What the exercise asks -
Print exactly the lines from the first one down to the line containing "400, 450, 500];", both ends included, with no pictures and nothing else.

Data segment -
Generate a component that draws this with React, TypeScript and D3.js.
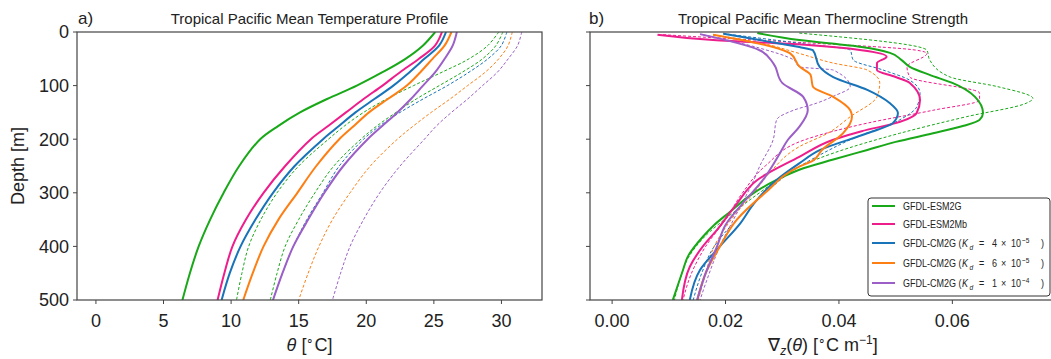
import * as d3 from "d3";

// ---- data ----
const tempDepths = [0, 25, 50, 75, 100, 125, 150, 175, 200, 250, 300, 350, 400, 450, 500];

const tempEsm2g = [25.1, 24.2, 22.9, 21.2, 19.3, 17.1, 15.1, 13.5, 12.15, 10.6, 9.45, 8.45, 7.6, 6.95, 6.4];
const tempEsm2mb = [25.6, 25.1, 23.9, 22.5, 21.2, 19.8, 18.5, 17.2, 15.9, 14.0, 12.4, 11.1, 10.1, 9.5, 9.0];
const tempCm2g4 = [25.9, 25.4, 24.3, 23.2, 22.0, 20.6, 19.2, 18.0, 16.8, 14.7, 13.1, 11.8, 10.7, 9.9, 9.3];
const tempCm2g6 = [26.3, 25.8, 24.9, 24.0, 23.0, 21.6, 20.2, 19.1, 18.0, 16.3, 14.9, 13.5, 12.4, 11.6, 10.9];
const tempCm2g1 = [26.7, 26.4, 25.8, 25.1, 24.2, 23.3, 22.3, 21.2, 20.1, 18.3, 16.9, 15.7, 14.6, 13.8, 13.1];

const tempEsm2gDash = [29.8, 29.0, 27.6, 25.6, 23.5, 21.5, 19.8, 18.4, 17.2, 15.0, 13.4, 12.2, 11.3, 10.8, 10.4];
const tempEsm2gDash2 = [30.1, 29.6, 28.6, 27.1, 25.4, 23.7, 22.2, 20.8, 19.6, 17.6, 16.2, 15.0, 14.0, 13.4, 12.9];
const tempCm2g4Dash = [30.4, 30.0, 29.0, 27.6, 26.0, 24.2, 22.5, 21.0, 19.8, 18.0, 16.8, 15.6, 14.6, 13.8, 13.1];
const tempCm2g6Dash = [30.8, 30.5, 29.8, 28.8, 27.5, 26.2, 24.8, 23.5, 22.3, 20.3, 18.8, 17.5, 16.5, 15.7, 15.0];
const tempCm2g1Dash = [31.5, 31.2, 30.5, 29.7, 28.6, 27.5, 26.3, 25.2, 24.3, 22.5, 21.0, 19.8, 18.8, 18.1, 17.5];

// thermocline strength: [depth, gradient]
const gradEsm2g: [number, number][] = [
  [2, 0.0256], [15, 0.033], [28, 0.044], [39, 0.049], [52, 0.051], [65, 0.0525], [80, 0.056],
  [95, 0.06], [121, 0.064], [151, 0.0654], [164, 0.0648], [175, 0.062], [189, 0.0566], [205, 0.05],
  [220, 0.045], [238, 0.039], [257, 0.033], [276, 0.029], [300, 0.025], [338, 0.0205], [360, 0.018],
  [382, 0.016], [420, 0.0133], [444, 0.0125], [500, 0.0107],
];
const gradEsm2mb: [number, number][] = [
  [5, 0.008], [15, 0.0178], [24, 0.034], [34, 0.044], [46, 0.0484], [58, 0.0467], [71, 0.0467],
  [84, 0.05], [95, 0.0525], [127, 0.0543], [151, 0.0537], [170, 0.05], [185, 0.044], [201, 0.039],
  [233, 0.033], [276, 0.0256], [320, 0.022], [369, 0.0185], [400, 0.016], [438, 0.0137], [500, 0.0123],
];
const gradCm2g4: [number, number][] = [
  [3, 0.0196], [15, 0.026], [28, 0.033], [34, 0.0354], [65, 0.0366], [84, 0.039], [108, 0.045],
  [133, 0.049], [151, 0.0504], [170, 0.0495], [189, 0.045], [220, 0.0367], [245, 0.033], [276, 0.029],
  [320, 0.025], [357, 0.0226], [400, 0.019], [444, 0.0155], [500, 0.0137],
];
const gradCm2g6: [number, number][] = [
  [5, 0.0178], [28, 0.0284], [40, 0.0314], [65, 0.0331], [80, 0.035], [102, 0.0354], [121, 0.039],
  [146, 0.042], [158, 0.0423], [189, 0.0407], [220, 0.037], [240, 0.0354], [251, 0.033], [300, 0.027],
  [350, 0.022], [400, 0.019], [450, 0.0165], [500, 0.015],
];
const gradCm2g1: [number, number][] = [
  [4, 0.0155], [34, 0.026], [58, 0.0284], [95, 0.03], [121, 0.0337], [146, 0.0345], [177, 0.033],
  [201, 0.031], [226, 0.0296], [276, 0.0266], [320, 0.023], [360, 0.02], [400, 0.0185], [450, 0.0165],
  [500, 0.015],
];
const gradEsm2gDash: [number, number][] = [
  [2, 0.033], [34, 0.0555], [52, 0.056], [84, 0.0596], [102, 0.068], [124, 0.0742], [133, 0.073],
  [158, 0.0625], [189, 0.0507], [226, 0.039], [251, 0.033], [300, 0.026], [340, 0.021], [380, 0.0165],
  [420, 0.0135], [460, 0.012], [500, 0.011],
];
const gradEsm2mbDash: [number, number][] = [
  [5, 0.009], [12, 0.02], [20, 0.034], [34, 0.0537], [40, 0.0555], [65, 0.052], [84, 0.0525],
  [114, 0.0648], [127, 0.0648], [146, 0.0566], [170, 0.045], [201, 0.034], [250, 0.027], [300, 0.023],
  [350, 0.02], [400, 0.0165], [450, 0.014], [500, 0.0125],
];
const gradCm2g4Dash: [number, number][] = [
  [3, 0.0196], [21, 0.033], [34, 0.042], [52, 0.0425], [71, 0.0478], [90, 0.0525], [114, 0.0543],
  [140, 0.0537], [164, 0.0507], [201, 0.042], [233, 0.036], [251, 0.033], [300, 0.027], [350, 0.022],
  [400, 0.018], [450, 0.0158], [500, 0.0143],
];
const gradCm2g6Dash: [number, number][] = [
  [5, 0.0178], [20, 0.026], [40, 0.033], [58, 0.039], [71, 0.045], [95, 0.0472], [121, 0.0467],
  [158, 0.042], [189, 0.038], [214, 0.033], [260, 0.028], [300, 0.025], [350, 0.021], [400, 0.018],
  [450, 0.0165], [500, 0.0152],
];
const gradCm2g1Dash: [number, number][] = [
  [5, 0.016], [30, 0.026], [52, 0.032], [65, 0.033], [71, 0.039], [102, 0.042], [120, 0.039],
  [133, 0.036], [146, 0.032], [164, 0.029], [201, 0.0284], [251, 0.026], [276, 0.025], [338, 0.022],
  [400, 0.019], [463, 0.0167], [500, 0.0155],
];

const depthTicks = [0, 100, 200, 300, 400, 500];
const tempTicks = [0, 5, 10, 15, 20, 25, 30];
const gradTicks = [0, 0.02, 0.04, 0.06];

const GREEN = "#18a818";
const PINK = "#ee1d8c";
const BLUE = "#1873b8";
const ORANGE = "#fd7f14";
const PURPLE = "#9b5fc7";

const legendNames = ["GFDL-ESM2G", "GFDL-ESM2Mb", "GFDL-CM2G (", "GFDL-CM2G (", "GFDL-CM2G ("];
const legendCoef = ["", "", "4", "6", "1"];
const legendExp = ["", "", "\u22125", "\u22125", "\u22124"];
const legendColors = [GREEN, PINK, BLUE, ORANGE, PURPLE];

const FONT = "'Liberation Sans', Arial, Helvetica, sans-serif";
const INK = "#222";

export default function App() {
  const W = 1051;
  const H = 359;
  const top = 32;
  const bottom = 300;
  const aLeft = 77;
  const aRight = 542;
  const bLeft = 590;
  const bRight = 1055;

  const y = d3.scaleLinear().domain([0, 500]).range([top, bottom]);
  const xA = d3.scaleLinear().domain([-1.4, 33]).range([aLeft, aRight]);
  const xB = d3.scaleLinear().domain([-0.0039, 0.0781]).range([bLeft, bRight]);

  const tempLine = d3
    .line<number>()
    .x((d) => xA(d))
    .y((_, i) => y(tempDepths[i]))
    .curve(d3.curveCatmullRom.alpha(0.5));

  const gradLine = d3
    .line<[number, number]>()
    .x((d) => xB(d[1]))
    .y((d) => y(d[0]))
    .curve(d3.curveMonotoneY);

  const tempDashed = [
    { v: tempEsm2gDash, c: GREEN },
    { v: tempEsm2gDash2, c: GREEN },
    { v: tempCm2g4Dash, c: BLUE },
    { v: tempCm2g6Dash, c: ORANGE },
    { v: tempCm2g1Dash, c: PURPLE },
  ];
  const tempSolid = [
    { v: tempEsm2g, c: GREEN },
    { v: tempEsm2mb, c: PINK },
    { v: tempCm2g4, c: BLUE },
    { v: tempCm2g6, c: ORANGE },
    { v: tempCm2g1, c: PURPLE },
  ];
  const gradDashed = [
    { v: gradEsm2gDash, c: GREEN },
    { v: gradEsm2mbDash, c: PINK },
    { v: gradCm2g4Dash, c: BLUE },
    { v: gradCm2g6Dash, c: ORANGE },
    { v: gradCm2g1Dash, c: PURPLE },
  ];
  const gradSolid = [
    { v: gradEsm2g, c: GREEN },
    { v: gradEsm2mb, c: PINK },
    { v: gradCm2g4, c: BLUE },
    { v: gradCm2g6, c: ORANGE },
    { v: gradCm2g1, c: PURPLE },
  ];

  const legX = 868;
  const legY = 198;
  const legW = 182;
  const legH = 98;
  const legRows = [206, 224, 243, 263, 283];
  const LF = 11;
  const LS = 8;
  const SQ = 0.82; // legend font is condensed
  const lx = (px: number) => (px - 903) / SQ;

  return (
    <div style={{ position: "absolute", left: 0, top: 0 }}>
      <svg width={W} height={H} style={{ display: "block", background: "#fff" }} fontFamily={FONT}>
        <defs>
          <clipPath id="clipA">
            <rect x={aLeft} y={top} width={aRight - aLeft} height={bottom - top} />
          </clipPath>
          <clipPath id="clipB">
            <rect x={bLeft} y={top} width={bRight - bLeft} height={bottom - top} />
          </clipPath>
        </defs>

        {/* panel a */}
        <g clipPath="url(#clipA)">
          {tempDashed.map((s, i) => (
            <path key={"ad" + i} d={tempLine(s.v) || ""} fill="none" stroke={s.c} strokeWidth={1} strokeDasharray="3,2" />
          ))}
          {tempSolid.map((s, i) => (
            <path key={"as" + i} d={tempLine(s.v) || ""} fill="none" stroke={s.c} strokeWidth={2} />
          ))}
        </g>
        <rect x={aLeft} y={top} width={aRight - aLeft} height={bottom - top} fill="none" stroke="#444" strokeWidth={1.2} />
        {depthTicks.map((t) => (
          <g key={"ya" + t}>
            <line x1={aLeft - 4} x2={aLeft} y1={y(t)} y2={y(t)} stroke="#444" strokeWidth={1} />
            <text x={aLeft - 8} y={y(t)} dy="0.36em" textAnchor="end" fontSize={18} fill={INK}>
              {t}
            </text>
          </g>
        ))}
        {tempTicks.map((t) => (
          <g key={"xa" + t}>
            <line x1={xA(t)} x2={xA(t)} y1={bottom} y2={bottom + 4} stroke="#444" strokeWidth={1} />
            <text x={xA(t)} y={327} textAnchor="middle" fontSize={18} fill={INK}>
              {t}
            </text>
          </g>
        ))}
        <text x={(aLeft + aRight) / 2} y={351} textAnchor="middle" fontSize={18} fill={INK}>
          <tspan fontStyle="italic">θ</tspan>
          <tspan> [</tspan>
          <tspan fontSize={12} dy={-6}>∘</tspan>
          <tspan dy={6}>C]</tspan>
        </text>
        <text transform={`translate(24,${(top + bottom) / 2}) rotate(-90)`} textAnchor="middle" fontSize={18} fill={INK}>
          Depth [m]
        </text>
        <text x={78} y={24} fontSize={17} fill={INK}>a)</text>
        <text x={(aLeft + aRight) / 2} y={24} textAnchor="middle" fontSize={15} fill={INK}>
          Tropical Pacific Mean Temperature Profile
        </text>

        {/* panel b */}
        <g clipPath="url(#clipB)">
          {gradDashed.map((s, i) => (
            <path key={"bd" + i} d={gradLine(s.v) || ""} fill="none" stroke={s.c} strokeWidth={1} strokeDasharray="3,2" />
          ))}
          {gradSolid.map((s, i) => (
            <path key={"bs" + i} d={gradLine(s.v) || ""} fill="none" stroke={s.c} strokeWidth={2} />
          ))}
        </g>
        <rect x={bLeft} y={top} width={bRight - bLeft} height={bottom - top} fill="none" stroke="#444" strokeWidth={1.2} />
        {depthTicks.map((t) => (
          <line key={"yb" + t} x1={bLeft - 4} x2={bLeft} y1={y(t)} y2={y(t)} stroke="#444" strokeWidth={1} />
        ))}
        {gradTicks.map((t) => (
          <g key={"xb" + t}>
            <line x1={xB(t)} x2={xB(t)} y1={bottom} y2={bottom + 4} stroke="#444" strokeWidth={1} />
            <text x={xB(t)} y={327} textAnchor="middle" fontSize={18} fill={INK}>
              {t.toFixed(2)}
            </text>
          </g>
        ))}
        <text x={823} y={351} textAnchor="middle" fontSize={18} fill={INK}>
          <tspan>∇</tspan>
          <tspan fontStyle="italic" fontSize={12} dy={4}>z</tspan>
          <tspan dy={-4}>(</tspan>
          <tspan fontStyle="italic">θ</tspan>
          <tspan>) [</tspan>
          <tspan fontSize={12} dy={-6}>∘</tspan>
          <tspan dy={6}>C m</tspan>
          <tspan fontSize={12} dy={-7}>−1</tspan>
          <tspan dy={7}>]</tspan>
        </text>
        <text x={589} y={24} fontSize={17} fill={INK}>b)</text>
        <text x={823} y={24} textAnchor="middle" fontSize={15} fill={INK}>
          Tropical Pacific Mean Thermocline Strength
        </text>

        {/* legend */}
        <rect x={legX} y={legY} width={legW} height={legH} rx={3} fill="#fff" stroke="#333" strokeWidth={1} />
        {legendNames.map((name, i) => {
          const ly = legRows[i];
          return (
            <g key={"leg" + i}>
              <line x1={872} x2={895} y1={ly} y2={ly} stroke={legendColors[i]} strokeWidth={2} />
              <g transform={`translate(903,${ly + 4}) scale(${SQ},1)`} fill={INK} fontSize={LF}>
                <text x={0} y={0}>{name}</text>
                {legendCoef[i] && (
                  <>
                    <text x={lx(962)} y={0} fontStyle="italic">K</text>
                    <text x={lx(969.5)} y={2.5} fontStyle="italic" fontSize={LS}>d</text>
                    <text x={lx(979)} y={0}>=</text>
                    <text x={lx(992)} y={0}>{legendCoef[i]}</text>
                    <text x={lx(1001)} y={0}>×</text>
                    <text x={lx(1011)} y={0}>10</text>
                    <text x={lx(1022)} y={-4.5} fontSize={LS}>{legendExp[i]}</text>
                    <text x={lx(1041)} y={0}>)</text>
                  </>
                )}
              </g>
            </g>
          );
        })}
      </svg>
    </div>
  );
}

Exercise result -
Generate a component that draws this with React, TypeScript and D3.js.
import * as d3 from "d3";

// ---- data ----
const tempDepths = [0, 25, 50, 75, 100, 125, 150, 175, 200, 250, 300, 350, 400, 450, 500];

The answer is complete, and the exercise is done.